Urs Hölzle from Google points out that while the performance of commodity computer clusters continues to increase, so does their electrical power consumption.
On a recent visit to CERN, I had the chance to see how the high-energy physics (HEP) community was struggling with many of the same sorts of computing problems that we have to deal with at Google. So here are some thoughts on where commodity computing may be going, and how organizations like CERN and Google could influence things in the right direction.
First a few words about what we do at Google. The Web consists of more than 10 billion pages of information. With an average of 10 kB of textual information per page, this adds up to around 100 TB. This is our data-set at Google. It is big, but tractable – it is apparently just a few days’ worth of data production from the Large Hadron Collider. So just like particle physicists have already found out, we need a lot of computers, disks, networking and software. And we need them to be cheap.
The switch to commodity computing began many years ago. The rationale is that single machine performance is not that interesting any more, since price goes up non-linearly with performance. As long as your problem can be easily partitioned – which is the case for processing Web pages or particle events – then you might as well use cheaper, simpler machines.
But even with cheap commodity computers, keeping costs down is a challenge. And increasingly, the challenge is not just hardware costs, but also reducing energy consumption. In the early days at Google – just five years ago – you would have been amazed to see cheap household fans around our data centre, being used just to keep things cool. Saving power is still the name of the game in our data centres today, even to the extent that we shut off the lights in them when no-one is there.
Let’s look more closely at the hidden electrical power costs of a data centre. Although chip performance keeps going up, and performance per dollar, too, performance per watt is stagnant. In other words, the total power consumed in data centres is rising. Worse, the operational costs of commercial data centres are almost directly proportional to how much power is consumed by the PCs. And unfortunately, a lot of that is wasted.
For example, while the system power of a dual-processor PC is around 265 W, cooling overhead adds another 135 W. Over four years, the power costs of running a PC can add up to half of the hardware cost. Yet this is a gross underestimate of real energy costs. It ignores issues such as inefficiencies of power distribution within the data centre. Globally, even ignoring cooling costs, you lose a factor of two in power from the point where electricity is fed into a data centre to the motherboard in the server.
Since I’m from a dotcom, an obvious business model has occurred to me: an electricity company could give PCs away – provided users agreed to run the PCs continuously for several years on the power from that company. Such companies could make a handsome profit!
A major inefficiency in the data centre is DC power supplies, which are typically about 70% efficient. At Google ours are 90% efficient, and the extra cost of this higher efficiency is easily compensated for by the reduced power consumption over the lifetime of the power supply.
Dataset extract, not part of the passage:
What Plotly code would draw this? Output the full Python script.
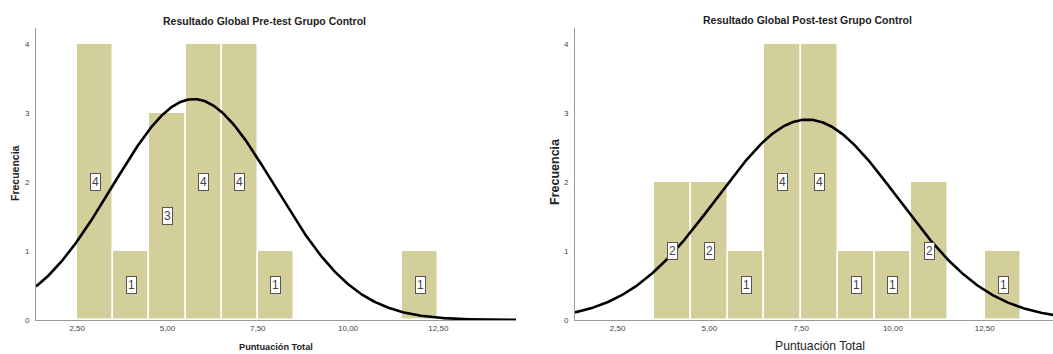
import numpy as np
import plotly.graph_objects as go

# Histogram bins (centre of each unit-wide bin) and frequencies
pre_centers = [3, 4, 5, 6, 7, 8, 12]
pre_counts = [4, 1, 3, 4, 4, 1, 1]

post_centers = [4, 5, 6, 7, 8, 9, 10, 11, 13]
post_counts = [2, 2, 1, 4, 4, 1, 1, 2, 1]

x_tickvals = [2.5, 5.0, 7.5, 10.0, 12.5]
x_ticktext = ["2,50", "5,00", "7,50", "10,00", "12,50"]
y_tickvals = [0, 1, 2, 3, 4]

BAR_COLOR = "#D3CF9B"
W, H = 1053, 354
M_TOP, M_BOT = 28, 34


def normal_curve(centers, counts, lo, hi):
    c = np.array(centers, float)
    n = np.array(counts, float)
    total = n.sum()
    mean = (c * n).sum() / total
    sd = np.sqrt(((c - mean) ** 2 * n).sum() / (total - 1))
    xs = np.linspace(lo, hi, 400)
    ys = total * 1.0 / (sd * np.sqrt(2 * np.pi)) * np.exp(-0.5 * ((xs - mean) / sd) ** 2)
    return xs, ys


fig = go.Figure()

panels = [
    dict(centers=pre_centers, counts=pre_counts, xa="x", ya="y",
         dom=[36 / W, 516 / W], rng=[1.36, 14.65]),
    dict(centers=post_centers, counts=post_counts, xa="x2", ya="y2",
         dom=[575 / W, 1.0], rng=[1.34, 14.36]),
]

for p in panels:
    fig.add_trace(go.Bar(
        x=p["centers"], y=p["counts"], width=1.0,
        marker=dict(color=BAR_COLOR, line=dict(color="white", width=1.5)),
        xaxis=p["xa"], yaxis=p["ya"], showlegend=False, hoverinfo="skip",
    ))
    xs, ys = normal_curve(p["centers"], p["counts"], p["rng"][0], p["rng"][1])
    fig.add_trace(go.Scatter(
        x=xs, y=ys, mode="lines", line=dict(color="black", width=2.6),
        xaxis=p["xa"], yaxis=p["ya"], showlegend=False, hoverinfo="skip",
    ))
    # count labels in white boxes at half the bar height
    for cx, cnt in zip(p["centers"], p["counts"]):
        fig.add_annotation(
            x=cx, y=cnt / 2, xref=p["xa"], yref=p["ya"], text=str(cnt),
            showarrow=False, font=dict(family="Liberation Sans, Arial", size=12, color="#444"),
            bgcolor="white", bordercolor="#555", borderwidth=1, borderpad=1,
        )

axis_common = dict(
    showgrid=False, zeroline=False, showline=True, linecolor="#9a9a9a", linewidth=1,
    ticks="", tickfont=dict(family="Liberation Sans, Arial", size=8, color="#444"),
)

fig.update_layout(
    width=W, height=H,
    margin=dict(l=0, r=0, t=M_TOP, b=M_BOT),
    paper_bgcolor="white", plot_bgcolor="white",
    bargap=0,
    xaxis=dict(domain=panels[0]["dom"], range=panels[0]["rng"], tickvals=x_tickvals,
               ticktext=x_ticktext, anchor="y", **axis_common),
    yaxis=dict(domain=[0, 1], range=[0, 4.23], tickvals=y_tickvals, anchor="x",
               ticklabelstandoff=4, **axis_common),
    xaxis2=dict(domain=panels[1]["dom"], range=panels[1]["rng"], tickvals=x_tickvals,
                ticktext=x_ticktext, anchor="y2", **axis_common),
    yaxis2=dict(domain=[0, 1], range=[0, 4.23], tickvals=y_tickvals, anchor="x2",
                ticklabelstandoff=4, **axis_common),
)

font = "Liberation Sans, Arial"
texts = [
    dict(text="<b>Resultado Global Pre-test Grupo Control</b>", x=264, y=21, size=10.5, angle=0),
    dict(text="<b>Resultado Global Post-test Grupo Control</b>", x=807, y=20, size=10.5, angle=0),
    dict(text="<b>Frecuencia</b>", x=15, y=173, size=10.5, angle=-90),
    dict(text="<b>Frecuencia</b>", x=555, y=172, size=12.5, angle=-90),
    dict(text="<b>Puntuación Total</b>", x=276, y=347, size=9.2, angle=0),
    dict(text="Puntuación Total", x=820, y=346, size=12.2, angle=0),
]
plot_h = H - M_TOP - M_BOT
for t in texts:
    fig.add_annotation(
        text=t["text"], x=t["x"] / W, y=(H - M_BOT - t["y"]) / plot_h,
        xref="paper", yref="paper",
        xanchor="center", yanchor="middle", showarrow=False, textangle=t["angle"],
        font=dict(family=font, size=t["size"], color="#222"),
    )

fig.write_html("out.html")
Part of Google’s strategy has been to work with our component vendors to get more energy-efficient equipment to market earlier. For example, most motherboards have three DC voltage inputs, for historical reasons. Since the processor actually works at a voltage different from all three of these, this is very inefficient. Reducing this to one DC voltage produces savings, even if there are initial costs involved in getting the vendor to make the necessary changes to their production. The HEP community ought to be in a similar position to squeeze extra mileage out of equipment from established vendors.
Tackling power-distribution losses and cooling inefficiencies in conventional data centres also means improving the physical design of the centre. We employ mechanical engineers at Google to help with this, and yes, the improvements they make in reducing energy costs amply justify their wages.
While I’ve focused on some negative trends in power consumption, there are also positive ones. The recent switch to multicore processors was a successful attempt to reduce processors’ runaway energy consumption. But Moore’s law keeps gnawing away at any ingenious improvement of this kind. Ultimately, power consumption is likely to become the most critical cost factor for data-centre budgets, as energy prices continue to rise worldwide and concerns about global warming put increasing pressure on organizations to use electrical power more efficiently.
Of course, there are other areas where the cost of running data centres can be greatly optimized. For example, networking equipment lacks commodity solutions, at least at the data-centre scale. And better software to turn unreliable PCs into efficient computing platforms can surely be devised.
In general, Google’s needs and those of the HEP community are similar. So I hope we can continue to exchange experiences and learn from each other.